Mark Allen Davis (born October 25, 1966) is an American attorney and jurist. He has served as an associate justice of the North Carolina Supreme Court (2019-2020) and previously as a Judge of the North Carolina Court of Appeals. Davis currently serves as Special Superior Court Judge for Complex Business Cases on the North Carolina Business Court.

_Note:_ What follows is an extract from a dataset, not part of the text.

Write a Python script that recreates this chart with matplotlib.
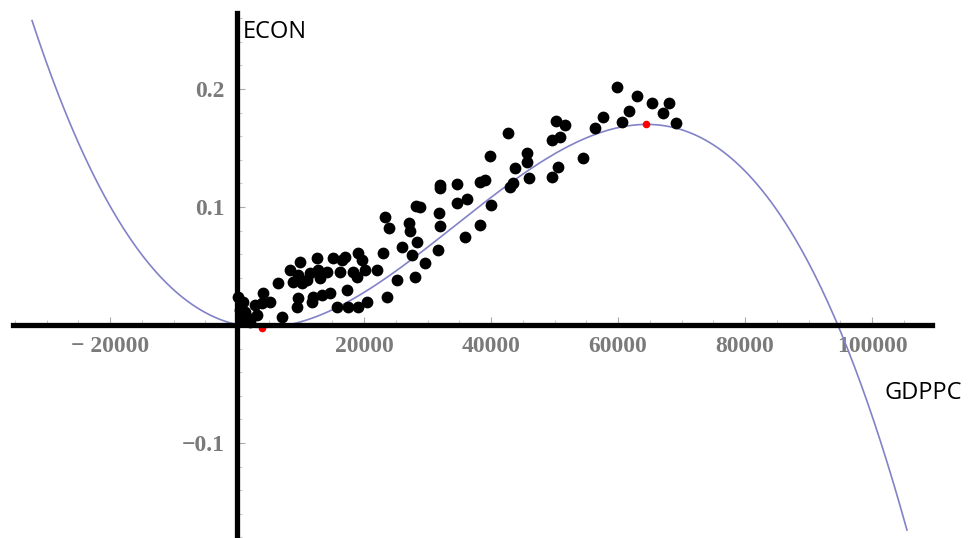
import numpy as np
import matplotlib
matplotlib.use('Agg')
import matplotlib.pyplot as plt
from matplotlib.ticker import MultipleLocator, FixedLocator


# GDP per capita and ECON values
gdppc = [945, 1260, 945, 470, 1730, 160, 2050, 2830,
         4100, 3940, 3150, 5200, 6460, 7090, 8350, 9610, 9920, 8820,
         10240, 9610, 9450, 11030, 11500, 11810, 11970, 12600, 12760, 13070,
         13390, 14180, 14650, 15120, 15750, 16220, 16540, 17010, 17330, 17480,
         18270, 18900, 19060, 19690, 19060, 20480, 20160, 22050, 22990, 23620,
         25200, 25990, 27560, 28030, 29610, 28350, 23310, 23940, 27090, 27250,
         28190, 31970, 31970, 31810, 31970, 31660, 34650, 34650, 36230, 35910,
         38270, 38270, 28820, 39060, 39850, 40000, 42680, 43000, 43470, 43780,
         45670, 45670, 45990, 49610, 49610, 50240, 50560, 50870, 51660, 54500,
         56380, 57640, 59850, 60640, 61740, 63000, 65360, 67090, 68040, 69140]
econ = [0.0195, 0.011, 0.006, 0.0127, 0.006, 0.0237, 0.0025, 0.017,
        0.027, 0.0186, 0.0085, 0.0195, 0.0356, 0.0068, 0.0466, 0.0424, 0.0534, 0.0364,
        0.0356, 0.0229, 0.0153, 0.0381, 0.044, 0.0195, 0.0237, 0.0568, 0.0466, 0.0398,
        0.0254, 0.0449, 0.0271, 0.0568, 0.0153, 0.0449, 0.0551, 0.0576, 0.0297, 0.0153,
        0.0449, 0.0407, 0.061, 0.0551, 0.0153, 0.0195, 0.0466, 0.0466, 0.061, 0.0237,
        0.0381, 0.0661, 0.0593, 0.0407, 0.0525, 0.0703, 0.0915, 0.0822, 0.0864, 0.0796,
        0.1008, 0.1186, 0.116, 0.0949, 0.0839, 0.0636, 0.1195, 0.1034, 0.1068, 0.0746,
        0.1212, 0.0848, 0.1, 0.1229, 0.1432, 0.1017, 0.1627, 0.1169, 0.1203, 0.133,
        0.1457, 0.1381, 0.1245, 0.1254, 0.1568, 0.1729, 0.1339, 0.1593, 0.1695, 0.1415,
        0.1669, 0.1763, 0.2017, 0.172, 0.1813, 0.194, 0.1881, 0.1796, 0.1881, 0.1712]

# cubic fit ECON = a*x^3 + b*x^2 + c*x + d
fit_coeffs = [-1.553e-15, 1.596e-10, -1.2023e-6, 0.0003]
fit_range = [-32300, 105500]

# turning points of the fit
turn_x = [3940, 64400]
turn_y = [-0.0025, 0.170]

xticks = [-20000, 20000, 40000, 60000, 80000, 100000]
yticks = [-0.1, 0.1, 0.2]


fig = plt.figure(figsize=(9.78, 5.38), dpi=100)
ax = fig.add_axes([0.0133, 0.0, 0.9397, 0.9758])

xs = np.linspace(fit_range[0], fit_range[1], 400)
ax.plot(xs, np.polyval(fit_coeffs, xs), color='#8282c8', lw=1.2, zorder=2)

ax.scatter(gdppc, econ, s=72, color='black', zorder=4, clip_on=False, linewidths=0)
ax.scatter(turn_x, turn_y, s=30, color='red', zorder=2, linewidths=0)

ax.set_xlim(-35300, 109450)
ax.set_ylim(-0.1805, 0.2644)

for side in ['top', 'right']:
    ax.spines[side].set_visible(False)
for side in ['left', 'bottom']:
    ax.spines[side].set_position('zero')
    ax.spines[side].set_linewidth(3.8)
    ax.spines[side].set_zorder(3)

ax.xaxis.set_major_locator(FixedLocator(xticks))
ax.xaxis.set_minor_locator(MultipleLocator(5000))
ax.yaxis.set_major_locator(FixedLocator(yticks))
ax.yaxis.set_minor_locator(MultipleLocator(0.02))
ax.set_xticklabels(['\u2212 20000', '20000', '40000', '60000', '80000', '100000'])
ax.set_yticklabels(['\u22120.1', '0.1', '0.2'])

ax.tick_params(which='major', direction='in', length=6, width=0.8, color='#aaaaaa',
               labelsize=17, labelcolor='#7a7a7a')
ax.tick_params(which='minor', direction='in', length=3.5, width=0.6, color='#bbbbbb')
ax.tick_params(axis='x', which='major', pad=8)
ax.tick_params(axis='y', which='major', pad=9)
for lab in ax.get_xticklabels() + ax.get_yticklabels():
    lab.set_family(['Liberation Serif', 'DejaVu Serif'])
    lab.set_fontweight('bold')

ax.text(950, 0.248, 'ECON', fontsize=17, family='Open Sans', va='center', ha='left')
ax.text(102000, -0.0576, 'GDPPC', fontsize=17, family='Open Sans', va='center', ha='left',
        clip_on=False)

fig.savefig('out.png', dpi=100)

==Education and early career==
Following receipt of his undergraduate degree from the University of North Carolina at Chapel Hill, Davis earned his J.D. degree from the University of North Carolina School of Law where he was a member of the North Carolina Law Review. He served as a law clerk for U.S. District Judge Franklin Dupree in the United States District Court for the Eastern District of North Carolina. From 2006 until 2011, Davis was a special deputy attorney general. He also spent 13 years in private practice.

==Judicial experience==
Davis was appointed by Governor Bev Perdue to serve as a Judge of the North Carolina Court of Appeals, taking office in January 2013. He was appointed to fill the vacancy caused by Judge Cheri Beasley's appointment to the North Carolina Supreme Court. Davis served as Gov. Perdue's General Counsel for the last two years of her term in office.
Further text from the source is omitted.